Di bawah naungan Lembaga Pendidikan Ma’arif NU, Ponpes Al-Anwar juga mendirikan pendidikan formal, yakni Madrasah Tsanawiyah (MTs) Al-Anwar, sejak 15 September 2003. Tujuannya tidak hanya untuk mempelajari ilmu-ilmu umum, melainkan juga ilmu agama. Termasuk pelajaran salaf guna memberikan bekal para muridnya untuk memperoleh keseimbangan iman dan takwa dengan ilmu pengetahuan dan teknologi).
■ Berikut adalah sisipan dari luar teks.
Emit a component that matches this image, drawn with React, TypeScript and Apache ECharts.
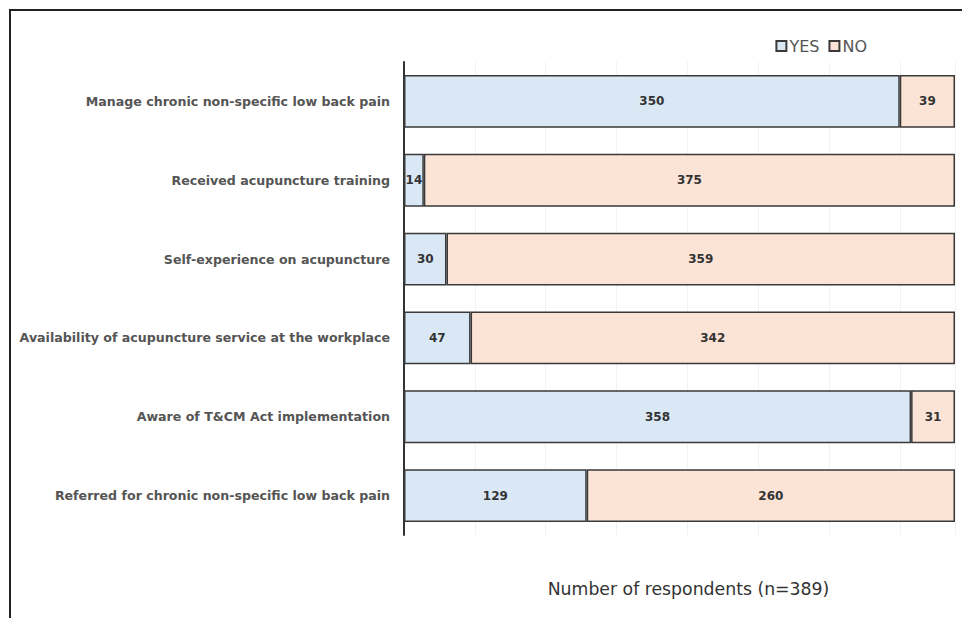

Sehingga kebahagiaan dunia-akhirat dapat dicapai.

Pada 2006, MTs Al-Anwar meluluskan 121 siswa. Saat ini, MTs Al-Anwar memiliki 247 siswa dari kelas I sampai kelas III. Pada 21 September 2006, Ponpes Al-Anwar juga membuka Madrasah Aliyah Al-Anwar. Pada tahun pertama, jumlah siswanya 74 orang, terbagi menjadi dua kelas, yaitu kelas putra 45 siswa dan kelas putri 29 siswi.

Untuk menunjang kebutuhan di Ponpes Al-Anwar II, anak didik diberi pembekalan penunjang keterampilan. Antara lain pendidikan dan keterampilan otomotif, yang bekerja sama dengan tenaga terampil di bidangnya. Pembangunan sarana pelatihan otomotif ini ditempatkan di Desa Kalipang, berdekatan dengan Ponpes Al-Anwar II.